The lines from the top of the material through the line with "2.7, 19.8, 12.2];" are to be set down exactly. Leave the pictures out.

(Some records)
=-=-=-=-=

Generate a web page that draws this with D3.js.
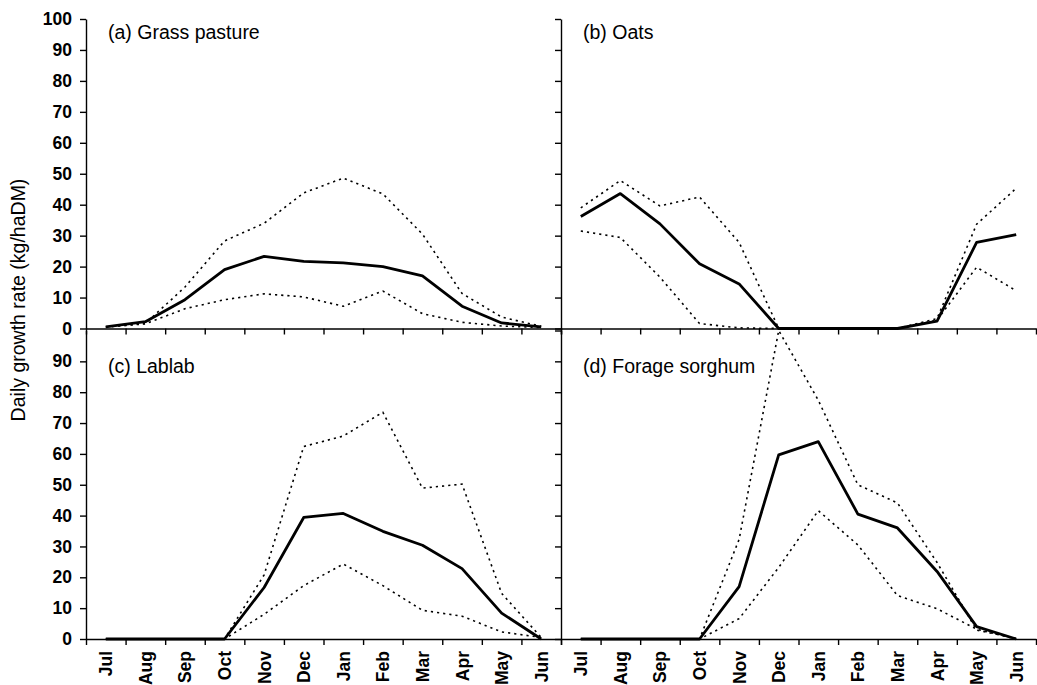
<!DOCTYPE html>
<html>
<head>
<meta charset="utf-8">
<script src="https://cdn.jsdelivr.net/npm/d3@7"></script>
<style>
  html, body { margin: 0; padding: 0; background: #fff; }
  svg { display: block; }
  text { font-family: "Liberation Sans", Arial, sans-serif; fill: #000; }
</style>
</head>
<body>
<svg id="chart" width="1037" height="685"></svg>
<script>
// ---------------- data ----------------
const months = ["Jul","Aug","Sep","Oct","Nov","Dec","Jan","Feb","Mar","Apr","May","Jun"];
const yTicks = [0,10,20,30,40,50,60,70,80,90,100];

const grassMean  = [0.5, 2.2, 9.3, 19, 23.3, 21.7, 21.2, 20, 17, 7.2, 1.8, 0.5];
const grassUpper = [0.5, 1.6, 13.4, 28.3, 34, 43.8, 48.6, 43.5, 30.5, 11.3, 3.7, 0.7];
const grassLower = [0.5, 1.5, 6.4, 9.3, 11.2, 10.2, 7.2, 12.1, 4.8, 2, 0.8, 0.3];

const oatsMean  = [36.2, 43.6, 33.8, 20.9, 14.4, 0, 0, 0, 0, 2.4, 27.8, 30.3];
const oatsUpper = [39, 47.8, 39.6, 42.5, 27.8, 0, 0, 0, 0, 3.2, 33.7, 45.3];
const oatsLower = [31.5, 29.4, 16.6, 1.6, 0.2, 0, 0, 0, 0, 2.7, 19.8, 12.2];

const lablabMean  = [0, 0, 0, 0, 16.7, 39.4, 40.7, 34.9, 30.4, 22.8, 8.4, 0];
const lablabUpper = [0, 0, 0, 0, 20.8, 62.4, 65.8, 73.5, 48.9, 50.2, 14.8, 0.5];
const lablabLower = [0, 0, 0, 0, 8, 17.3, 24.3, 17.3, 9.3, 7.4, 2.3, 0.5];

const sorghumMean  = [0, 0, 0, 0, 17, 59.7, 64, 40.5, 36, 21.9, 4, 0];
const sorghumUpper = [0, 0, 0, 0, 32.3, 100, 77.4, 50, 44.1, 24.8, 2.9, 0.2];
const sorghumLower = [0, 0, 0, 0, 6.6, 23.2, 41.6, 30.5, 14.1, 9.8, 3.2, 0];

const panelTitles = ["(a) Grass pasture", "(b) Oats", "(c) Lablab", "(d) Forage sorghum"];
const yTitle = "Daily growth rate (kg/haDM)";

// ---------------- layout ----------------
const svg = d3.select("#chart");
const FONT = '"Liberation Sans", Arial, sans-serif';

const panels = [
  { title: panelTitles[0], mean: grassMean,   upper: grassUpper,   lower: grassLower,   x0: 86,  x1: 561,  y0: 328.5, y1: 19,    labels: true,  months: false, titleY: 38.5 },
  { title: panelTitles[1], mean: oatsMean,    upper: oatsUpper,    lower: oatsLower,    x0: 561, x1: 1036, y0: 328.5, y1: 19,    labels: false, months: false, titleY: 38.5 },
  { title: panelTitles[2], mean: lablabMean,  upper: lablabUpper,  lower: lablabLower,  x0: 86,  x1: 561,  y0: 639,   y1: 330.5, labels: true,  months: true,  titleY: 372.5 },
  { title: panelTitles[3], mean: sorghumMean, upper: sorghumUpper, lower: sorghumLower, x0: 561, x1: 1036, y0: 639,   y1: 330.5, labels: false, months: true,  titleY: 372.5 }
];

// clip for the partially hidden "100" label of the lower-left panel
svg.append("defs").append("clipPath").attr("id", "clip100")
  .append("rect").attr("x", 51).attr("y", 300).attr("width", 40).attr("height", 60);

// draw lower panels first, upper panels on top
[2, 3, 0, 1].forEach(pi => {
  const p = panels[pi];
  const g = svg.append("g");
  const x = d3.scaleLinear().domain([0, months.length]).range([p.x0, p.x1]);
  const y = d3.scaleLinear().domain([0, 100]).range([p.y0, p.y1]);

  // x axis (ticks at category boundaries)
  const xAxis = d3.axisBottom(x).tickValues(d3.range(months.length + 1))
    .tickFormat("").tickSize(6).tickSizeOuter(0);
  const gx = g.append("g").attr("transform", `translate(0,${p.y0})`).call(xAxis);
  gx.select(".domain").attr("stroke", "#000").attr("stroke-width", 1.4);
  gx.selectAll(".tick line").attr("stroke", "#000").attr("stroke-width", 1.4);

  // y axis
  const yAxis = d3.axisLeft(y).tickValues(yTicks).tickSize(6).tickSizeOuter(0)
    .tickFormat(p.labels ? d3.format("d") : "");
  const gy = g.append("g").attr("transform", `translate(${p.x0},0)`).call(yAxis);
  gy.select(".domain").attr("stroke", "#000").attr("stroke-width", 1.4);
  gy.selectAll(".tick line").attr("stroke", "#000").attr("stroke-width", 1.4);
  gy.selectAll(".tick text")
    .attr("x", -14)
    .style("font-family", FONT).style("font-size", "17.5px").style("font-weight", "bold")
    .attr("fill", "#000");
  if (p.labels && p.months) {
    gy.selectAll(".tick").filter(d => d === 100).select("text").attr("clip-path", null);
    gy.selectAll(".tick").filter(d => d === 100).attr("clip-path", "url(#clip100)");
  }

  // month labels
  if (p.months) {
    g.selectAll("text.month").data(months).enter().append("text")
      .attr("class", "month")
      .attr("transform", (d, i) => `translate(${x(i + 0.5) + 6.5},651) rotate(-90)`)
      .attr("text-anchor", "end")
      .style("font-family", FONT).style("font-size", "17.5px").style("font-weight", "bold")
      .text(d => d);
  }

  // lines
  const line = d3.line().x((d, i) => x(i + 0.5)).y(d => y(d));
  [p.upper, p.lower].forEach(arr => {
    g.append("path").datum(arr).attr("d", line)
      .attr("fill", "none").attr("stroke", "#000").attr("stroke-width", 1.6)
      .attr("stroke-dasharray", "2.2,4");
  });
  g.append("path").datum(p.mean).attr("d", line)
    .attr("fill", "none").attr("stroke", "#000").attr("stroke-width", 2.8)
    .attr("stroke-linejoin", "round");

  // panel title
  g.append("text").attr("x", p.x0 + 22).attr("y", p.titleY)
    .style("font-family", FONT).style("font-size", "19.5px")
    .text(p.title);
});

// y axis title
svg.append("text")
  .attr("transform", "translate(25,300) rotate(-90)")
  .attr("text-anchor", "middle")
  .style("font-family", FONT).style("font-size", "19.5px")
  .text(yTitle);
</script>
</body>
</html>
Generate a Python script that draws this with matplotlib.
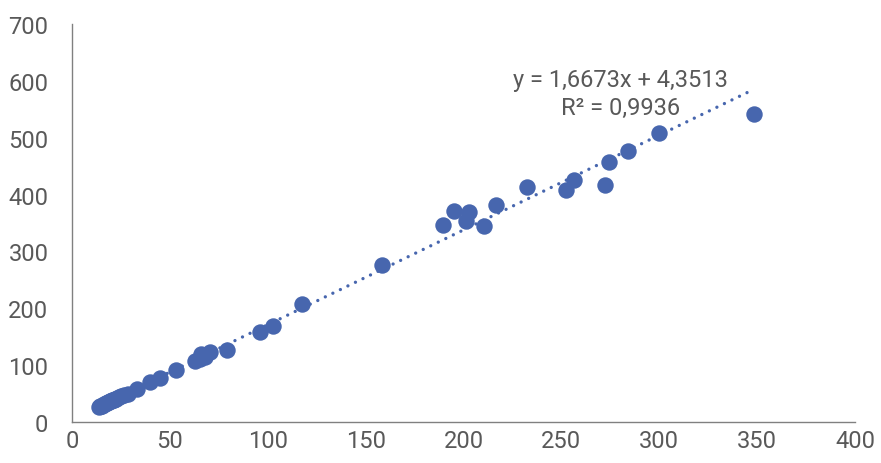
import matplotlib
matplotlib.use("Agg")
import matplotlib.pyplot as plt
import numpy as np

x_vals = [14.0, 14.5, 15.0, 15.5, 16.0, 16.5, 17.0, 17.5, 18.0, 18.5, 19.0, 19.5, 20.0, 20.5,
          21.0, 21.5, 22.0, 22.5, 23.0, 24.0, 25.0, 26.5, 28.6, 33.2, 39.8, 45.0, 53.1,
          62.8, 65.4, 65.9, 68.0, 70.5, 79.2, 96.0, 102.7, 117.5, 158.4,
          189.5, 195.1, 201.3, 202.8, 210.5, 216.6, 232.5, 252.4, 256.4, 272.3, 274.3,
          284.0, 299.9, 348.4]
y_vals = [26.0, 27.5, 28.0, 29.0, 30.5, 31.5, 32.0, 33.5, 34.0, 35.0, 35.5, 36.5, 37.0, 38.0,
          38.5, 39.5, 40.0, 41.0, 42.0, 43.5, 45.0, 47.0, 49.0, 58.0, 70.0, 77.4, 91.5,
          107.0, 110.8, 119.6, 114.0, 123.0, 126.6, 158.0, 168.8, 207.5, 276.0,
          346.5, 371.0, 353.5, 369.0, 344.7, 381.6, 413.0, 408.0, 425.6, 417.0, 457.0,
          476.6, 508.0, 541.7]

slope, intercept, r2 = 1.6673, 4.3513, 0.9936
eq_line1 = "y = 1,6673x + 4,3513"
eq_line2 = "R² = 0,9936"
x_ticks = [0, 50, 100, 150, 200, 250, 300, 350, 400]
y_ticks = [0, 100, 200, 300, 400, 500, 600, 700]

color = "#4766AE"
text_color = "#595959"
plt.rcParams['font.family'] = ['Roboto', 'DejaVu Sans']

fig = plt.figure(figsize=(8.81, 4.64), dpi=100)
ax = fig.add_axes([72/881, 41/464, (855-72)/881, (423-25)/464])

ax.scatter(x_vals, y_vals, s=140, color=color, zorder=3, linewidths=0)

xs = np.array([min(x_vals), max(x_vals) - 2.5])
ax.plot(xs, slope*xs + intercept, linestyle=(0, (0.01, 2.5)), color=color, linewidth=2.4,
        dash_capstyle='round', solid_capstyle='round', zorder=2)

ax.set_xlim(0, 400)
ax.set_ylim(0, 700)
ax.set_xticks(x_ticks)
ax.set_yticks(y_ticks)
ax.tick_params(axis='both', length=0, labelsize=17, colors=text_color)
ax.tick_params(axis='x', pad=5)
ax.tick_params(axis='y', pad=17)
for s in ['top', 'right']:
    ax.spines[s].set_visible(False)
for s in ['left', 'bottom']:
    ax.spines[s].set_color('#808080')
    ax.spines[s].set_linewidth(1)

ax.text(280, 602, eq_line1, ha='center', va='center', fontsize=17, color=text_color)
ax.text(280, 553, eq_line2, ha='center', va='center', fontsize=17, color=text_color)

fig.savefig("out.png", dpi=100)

=-=-=-=-=

▸ **Final result**
Generate a web page that draws this with D3.js.
<!DOCTYPE html>
<html>
<head>
<meta charset="utf-8">
<script src="https://cdn.jsdelivr.net/npm/d3@7"></script>
<style>
  html, body { margin: 0; padding: 0; background: #fff; }
  svg { display: block; }
  text { font-family: "Liberation Sans", Arial, sans-serif; fill: #000; }
</style>
</head>
<body>
<svg id="chart" width="1037" height="685"></svg>
<script>
// ---------------- data ----------------
const months = ["Jul","Aug","Sep","Oct","Nov","Dec","Jan","Feb","Mar","Apr","May","Jun"];
const yTicks = [0,10,20,30,40,50,60,70,80,90,100];

const grassMean  = [0.5, 2.2, 9.3, 19, 23.3, 21.7, 21.2, 20, 17, 7.2, 1.8, 0.5];
const grassUpper = [0.5, 1.6, 13.4, 28.3, 34, 43.8, 48.6, 43.5, 30.5, 11.3, 3.7, 0.7];
const grassLower = [0.5, 1.5, 6.4, 9.3, 11.2, 10.2, 7.2, 12.1, 4.8, 2, 0.8, 0.3];

const oatsMean  = [36.2, 43.6, 33.8, 20.9, 14.4, 0, 0, 0, 0, 2.4, 27.8, 30.3];
const oatsUpper = [39, 47.8, 39.6, 42.5, 27.8, 0, 0, 0, 0, 3.2, 33.7, 45.3];
const oatsLower = [31.5, 29.4, 16.6, 1.6, 0.2, 0, 0, 0, 0, 2.7, 19.8, 12.2];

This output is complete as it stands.